Он повернул голову. Щеки и подбородок закрывали белую каемку подворотничка, френч топорщился на животе. Низкий лоб, знакомые оспинки, мягкая красивая рука. Будягин понимал, что эта встреча последняя.
Сталин медленно поднялся, не протянул руки, продолжал в упор смотреть на Будягина. Он был ниже ростом, но смотрел не снизу, даже не прямо, а как будто сквозь тяжелые опущенные веки.
Иван Григорьевич ждал, что Сталин пригласит его сесть и прекратит неловкость.
Сталин кивнул в сторону окна:
– Ругают меня там?
Он спрашивал не про ту страну, откуда приехал Будягин, и не про ту страну, где они сейчас находились, а про весь мир, про все человечество, про все, что там, за окном: в неумолимом азиатском боге проснулся одинокий ссыльный грузин в сибирской избе.
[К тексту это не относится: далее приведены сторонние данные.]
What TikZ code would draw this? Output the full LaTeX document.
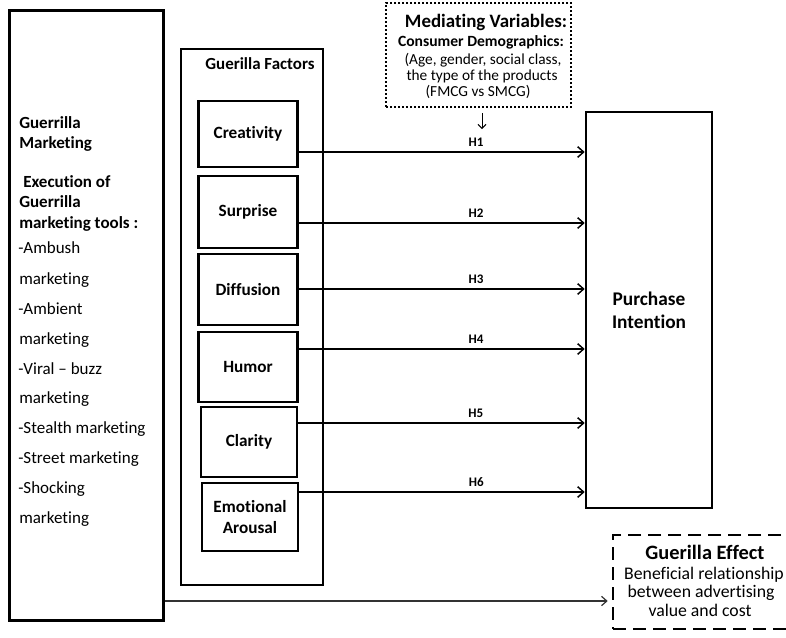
\documentclass[tikz,border=0pt]{standalone}
\usepackage{fontspec}
\setmainfont{Carlito}[Ligatures={NoCommon,NoContextual}]
\usetikzlibrary{arrows.meta}
\begin{document}
\begin{tikzpicture}[x=0.75pt,y=-0.75pt,
  fbox/.style={draw, line width=1.9pt, inner sep=0pt, align=center,
    font=\fontsize{12.9}{15.75}\selectfont\bfseries},
  arr/.style={draw, line width=1.1pt,
    -{Straight Barb[length=4.5pt,width=8pt,line width=1.1pt]}},
  hl/.style={font=\fontsize{9.8}{11}\selectfont\bfseries, inner sep=0pt},
  lt/.style={anchor=west, inner sep=0pt, text height=9pt, text depth=3pt,
    font=\fontsize{12.75}{15}\selectfont},
  lh/.style={lt, font=\fontsize{12.75}{15}\selectfont\bfseries},
  ct/.style={inner sep=0pt, text height=8.5pt, text depth=2.5pt}]
\useasboundingbox (0,0) rectangle (786,637);

% left box
\node[draw, line width=2.25pt, minimum width=115.5pt, minimum height=457.5pt, inner sep=0pt] (gm) at (86,315) {};
\node[lh] (l1) at (19,124) {Guerrilla};
\node[lh] (l2) at (19,144) {Marketing};
\node[lh] (l3) at (23,183) {Execution of};
\node[lh] (l4) at (19,203) {Guerrilla};
\node[lh] (l5) at (19,224) {marketing tools :};
\node[lt] (l6) at (18,249) {-Ambush};
\node[lt] (l7) at (19,280) {marketing};
\node[lt] (l8) at (18,310) {-Ambient};
\node[lt] (l9) at (19,340) {marketing};
\node[lt] (l10) at (18,370) {-Viral \textendash{} buzz};
\node[lt] (l11) at (19,399) {marketing};
\node[lt] (l12) at (18,429) {-Stealth marketing};
\node[lt] (l13) at (18,459) {-Street marketing};
\node[lt] (l14) at (18,489) {-Shocking};
\node[lt] (l15) at (19,519) {marketing};

% guerilla factors
\node[draw, line width=1.1pt, minimum width=106.5pt, minimum height=402pt, inner sep=0pt] (gf) at (252,317) {};
\node[ct, font=\fontsize{12.7}{15}\selectfont\bfseries] (gft) at (260,65) {Guerilla Factors};
\node[fbox, minimum width=74.25pt, minimum height=49.5pt] (cre) at (248,134) {Creativity};
\node[fbox, minimum width=74.25pt, minimum height=54pt] (sur) at (248,212) {Surprise};
\node[fbox, minimum width=74.25pt, minimum height=53.25pt] (dif) at (248,289.5) {Diffusion};
\node[fbox, minimum width=74.25pt, minimum height=52.5pt] (hum) at (248,367) {Humor};
\node[fbox, minimum width=72pt, minimum height=52.5pt] (cla) at (249,442) {Clarity};
\node[fbox, minimum width=72pt, minimum height=51pt] (emo) at (250,517) {Emotional\\Arousal};

% purchase intention
\node[draw, line width=1.9pt, inner sep=0pt, minimum width=94.5pt, minimum height=297pt, align=center,
  font=\fontsize{14.5}{17.25}\selectfont\bfseries] (pi) at (649,310) {Purchase\\Intention};

% mediating variables
\node[draw, line width=1.5pt, dash pattern=on 1.5pt off 1.5pt, minimum width=138.75pt, minimum height=78pt, inner sep=0pt] (mv) at (478.5,55) {};
\node[ct, font=\fontsize{14.2}{16}\selectfont\bfseries] (m1) at (486,23) {Mediating Variables:};
\node[ct, font=\fontsize{11.7}{14}\selectfont\bfseries] (m2) at (481,42) {Consumer Demographics:};
\node[ct, font=\fontsize{11.5}{14}\selectfont] (m3) at (483,60) {(Age, gender, social class,};
\node[ct, font=\fontsize{11.5}{14}\selectfont] (m4) at (482,76) {the type of the products};
\node[ct, font=\fontsize{11.5}{14}\selectfont] (m5) at (478,92) {(FMCG vs SMCG)};
\coordinate (sa) at (482,113);
\coordinate (sb) at (482,129);
\draw[line width=0.75pt, -{Straight Barb[length=3pt,width=6pt,line width=0.75pt]}] (sa) -- (sb);

% hypothesis arrows
\coordinate (y1) at (0,152);
\coordinate (y2) at (0,223);
\coordinate (y3) at (0,289);
\coordinate (y4) at (0,349);
\coordinate (y5) at (0,423);
\coordinate (y6) at (0,492);
\draw[arr] (cre.east |- y1) -- node[hl, pos=0.62, yshift=7.5pt] {H1} (pi.west |- y1);
\draw[arr] (sur.east |- y2) -- node[hl, pos=0.62, yshift=7.5pt] {H2} (pi.west |- y2);
\draw[arr] (dif.east |- y3) -- node[hl, pos=0.62, yshift=7.5pt] {H3} (pi.west |- y3);
\draw[arr] (hum.east |- y4) -- node[hl, pos=0.62, yshift=7.5pt] {H4} (pi.west |- y4);
\draw[arr] (cla.east |- y5) -- node[hl, pos=0.62, yshift=7.5pt] {H5} (pi.west |- y5);
\draw[arr] (emo.east |- y6) -- node[hl, pos=0.62, yshift=7.5pt] {H6} (pi.west |- y6);

% guerilla effect
\begin{scope}
\clip (0,0) rectangle (786,637);
\node[draw, line width=1.9pt, dash pattern=on 9.75pt off 5.25pt, minimum width=140.25pt, minimum height=70.5pt, inner sep=0pt] (ge) at (706.5,582) {};
\end{scope}
\node[ct, font=\fontsize{15.3}{17}\selectfont\bfseries] (e1) at (705,555) {Guerilla Effect};
\node[ct, font=\fontsize{13.3}{15}\selectfont] (e2) at (704,575) {Beneficial relationship};
\node[ct, font=\fontsize{13.3}{15}\selectfont] (e3) at (701,593) {between advertising};
\node[ct, font=\fontsize{13.3}{15}\selectfont] (e4) at (700,612) {value and cost};

\coordinate (yb) at (0,601);
\draw[draw=black!80, line width=0.9pt, -{Straight Barb[length=4pt,width=7pt,line width=0.9pt]}, shorten >=3pt] (gm.east |- yb) -- (ge.west |- yb);
\end{tikzpicture}
\end{document}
Только за окном не глухая тайга, а громадная, покорная его воле страна.
Спрашивает это после своего триумфа на съезде, он по-прежнему никому не верит. И хочет лишний раз убедиться в правильности своего недоверия, своих подозрений, еще раз проверить, каков Будягин и такие, как Будягин. Он уже настроил себя против Будягина, не улыбнулся, не спросил про семью, не проявил и тени прежних отношений.
– Кто как… – ответил Будягин. – Есть и ругают.
Сталин чуть повел рукой, Иван Григорьевич сел.
Сжимая трубку в кулаке, Сталин прошелся по комнате, походка у него осталась по-прежнему легкой, пружинистой.
– Как Рязанов?
Неожиданный вопрос. Сталин принимал Рязанова, слушал на Политбюро, выдвинул в ЦК. Может быть, усомнился в нем в связи с арестом племянника?
– Деловой, знающий человек, – ответил Будягин.
– Говорят, постороннее строительство затеял? В наркомат поступил сигнал, что Рязанов самовольно строит в городе кинотеатр, спортивный комплекс, даже закладывает курорт «Уральская Мацеста».